PoincareDistance class

Note that the loss function can be computed from the distance terms (between every two embedded points). This class is for defining distance function on Poincaré disk with "new" autograd. The Poincaré distance between two points $\mathbf{u}, \mathbf{v} \in \mathbb{B}^d$ is as follows: $$d(\mathbf{u}, \mathbf{v}) = \text{arccosh}\left(1 + 2 \frac{|\mathbf{u}-\mathbf{v}|^2}{(1 - |\mathbf{u}|^2)(1 - |\mathbf{v}|^2)}\right)$$

• The forward method computes distance (for Poincaré metric) between given two points. $$\mathbb{B}^d \times \mathbb{B}^d \to \mathbb{R}$$ $$(\mathbf{u}, \mathbf{v}) \mapsto d(\mathbf{u}, \mathbf{v})$$ Note that the distance formula may give some numerically instable results if any point $\mathbf{u}$ or $\mathbf{v}$ is near the boundary of the Poincaré disk. To remedy this, we clamp $|\mathbf{u}|^2$ and $|\mathbf{v}|^2$ into $[0, 1 - \epsilon)$ for some small $\epsilon > 0$.

• The backward method computes Euclidean gradient of the distance function. Denoting $z = d(\mathbf{u}, \mathbf{v})$ (and let $f$ be a given loss function), $$\frac{df}{dz} \mapsto \left( \frac{df}{d\mathbf{u}}, \frac{df}{d\mathbf{v}} \right)$$

Remark. The ordinary autograd of PyTorch also computes the Euclidean gradient. However, the autograd and the above backward implementation might gives different values for the points near the boundary of the Poincaré disk. This is because autograd of clamped value vanishes.

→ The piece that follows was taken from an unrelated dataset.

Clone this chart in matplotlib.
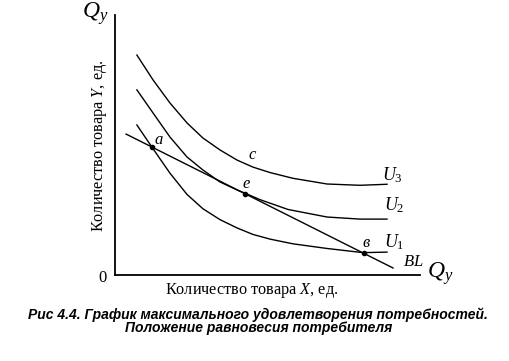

src/optimizer.py: Riemannian Gradient Decent Optimizer

PoincareSGD class

This class is for updating embedding vectors using Riemannian gradient decent algorithm on Poincaré disk. Assuming that we have Euclidean gradient $\nabla \mathcal{L}$ from ordinary backpropagation (by calling backward method), this optimizer does:

1. Compute Riemannian gradient $\nabla^g \mathcal{L}$ on the Poincaré disk from the Euclidean gradient $\nabla \mathcal{L}$.
2. Compute retraction $\mathbf{R}(-\lambda\nabla^g \mathcal{L})$.
3. Project the retraction point $\mathbf{x}$ to $\frac{\mathbf{x}}{|\mathbf{x}| + \epsilon}$ if $|\mathbf{x}| >= 1$ (outside of the Poincaré disk).
4. Update the embedding point to the above retracted (and projected) point.

Experiments

Authors tested several symbolic data with hierarchical structure. I only experimented with the subtree of "mammal" in the "hypernomy-hyponomy" tree of nouns in WordNet.

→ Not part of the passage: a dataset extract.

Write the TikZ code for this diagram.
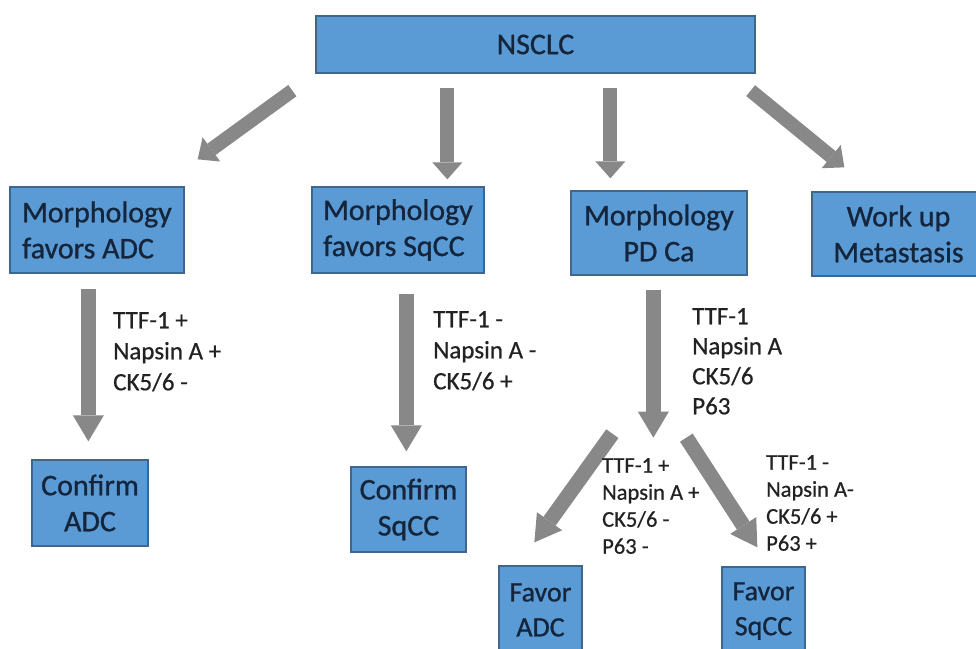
\documentclass[tikz,border=0pt]{standalone}
\usepackage{fontspec}
\setmainfont{Carlito}
\newfontfamily\heavyfont[FakeBold=0.9]{Carlito}
\newfontfamily\semifont[FakeBold=0.6]{Carlito}
\usetikzlibrary{arrows.meta,calc}
\definecolor{boxfill}{HTML}{5B9BD5}
\definecolor{boxline}{HTML}{3E6690}
\definecolor{boxtext}{HTML}{15253B}
\definecolor{arrowgray}{HTML}{888888}
\definecolor{labeltext}{HTML}{222222}
\tikzset{
  box/.style={draw=boxline, line width=1.3pt, fill=boxfill, text=boxtext,
    inner sep=0pt, align=center, font=\heavyfont\fontsize{30}{36}\selectfont},
  leftbox/.style={box, align=left},
  bigarrow/.style={draw=arrowgray, line width=14pt,
    -{Triangle[width=30pt,length=17pt,line width=0pt]}},
  lowarrow/.style={draw=arrowgray, line width=15pt,
    -{Triangle[width=31pt,length=26pt,line width=0pt]}},
  lbl/.style={anchor=north west, inner sep=0pt, align=left, text=labeltext,
    font=\semifont\fontsize{25}{31}\selectfont},
  smalllbl/.style={lbl, font=\semifont\fontsize{22.5}{27}\selectfont}
}
\begin{document}
\begin{tikzpicture}[x=1pt,y=-1pt]
\clip (0,0) rectangle (976,648);
\fill[white] (0,0) rectangle (976,648);

% boxes
\node[box, minimum width=439pt, minimum height=57pt] (nsclc) at (535.5,44.5) {NSCLC};
\node[leftbox, minimum width=174pt, minimum height=86pt] (madc) at (97,230) {Morphology\\favors ADC};
\node[leftbox, minimum width=172pt, minimum height=86pt] (msqcc) at (398,230) {Morphology\\favors SqCC};
\node[box, minimum width=176pt, minimum height=84pt] (mpd) at (659,233) {Morphology\\PD Ca};
\node[box, minimum width=173pt, minimum height=84pt] (work) at (898.5,234) {Work up\\Metastasis};
\node[box, minimum width=116pt, minimum height=86pt] (cadc) at (90,503) {Confirm\\ADC};
\node[box, minimum width=115pt, minimum height=85pt] (csqcc) at (408.5,509.5) {Confirm\\SqCC};
\node[box, minimum width=83pt, minimum height=88pt, font=\heavyfont\fontsize{28}{35}\selectfont] (fadc) at (540.5,610) {Favor\\ADC};
\node[box, minimum width=83pt, minimum height=88pt, font=\heavyfont\fontsize{28}{35}\selectfont] (fsqcc) at (763.5,611) {Favor\\SqCC};

% arrows from NSCLC
\draw[bigarrow] ($(nsclc.south west)+(-23,17)$) -- ($(madc.north east)+(13,-27)$);
\draw[bigarrow] ($(nsclc.south west)+(132,14)$) -- ($(msqcc.north west)+(136,-7)$);
\draw[bigarrow] ($(nsclc.south west)+(295,14)$) -- ($(mpd.north west)+(40,-12)$);
\draw[bigarrow] ($(nsclc.south east)+(-5,17)$) -- ($(work.north west)+(33,-24)$);

% lower arrows
\draw[lowarrow] ($(madc.south west)+(79,15)$) -- ($(cadc.north west)+(57,-18)$);
\draw[lowarrow] ($(msqcc.south west)+(95,20)$) -- ($(csqcc.north west)+(56,-15)$);
\draw[lowarrow] ($(mpd.south west)+(83,14)$) -- ($(mpd.south west)+(83,162)$);
\draw[lowarrow] ($(mpd.south west)+(42,158)$) -- ($(fadc.north west)+(36,-23)$);
\draw[lowarrow] ($(mpd.south west)+(116,162)$) -- ($(fsqcc.north west)+(36,-19)$);

% labels
\node[lbl] (l1) at (113,312) {TTF-1 +\\Napsin A +\\CK5/6 -};
\node[lbl] (l2) at (433,311) {TTF-1 -\\Napsin A -\\CK5/6 +};
\node[lbl, font=\semifont\fontsize{25}{30}\selectfont] (l3) at (692,308) {TTF-1\\Napsin A\\CK5/6\\P63};
\node[smalllbl] (l4) at (602,458) {TTF-1 +\\Napsin A +\\CK5/6 -\\P63 -};
\node[smalllbl] (l5) at (766,455) {TTF-1 -\\Napsin A-\\CK5/6 +\\P63 +};
\end{tikzpicture}
\end{document}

Evaluation of the embedding. Author measured the quality of the embedding with two tasks: reconstruction and link prediction. I only measured Mean Average Precision of the reconstruction.

Vanila

• Hyperparams in the paper:
  • number of negative samples from $N(u)$: 10
  • burn-in epochs: 10
  • The ratio (burn-in learning rate) / (learning rate) = 0.1

Reproduction Results

• The performance reported from the paper (for mammal subtree):
  • Setting: embedding dimension $d = 5$
  • MAP: 0.927
• The reproduced performance for $d = 5$:
  • MAP: 0.7128

Observations

• Chosen paramters after several simple experiments
  • learning rate: 0.001
  • Use more than 20 negative samples: Using 50 negative samples gives the best score.
• Training process is highly unstable.
  • "U"-shape of training loss
  • Have to check numerical instability (maybe the train loss increases as the embedded vectors going closer to the boundary of the Poincaré disk ?)

Discussion

• (Possible) Defects:
  • Negative Sampling
    • When the number of negative nodes $N(u)$ is smaller than the negative samples, sampled from $N(u)$ with "replace".
    • $u$ is included in the pool $N(u)$.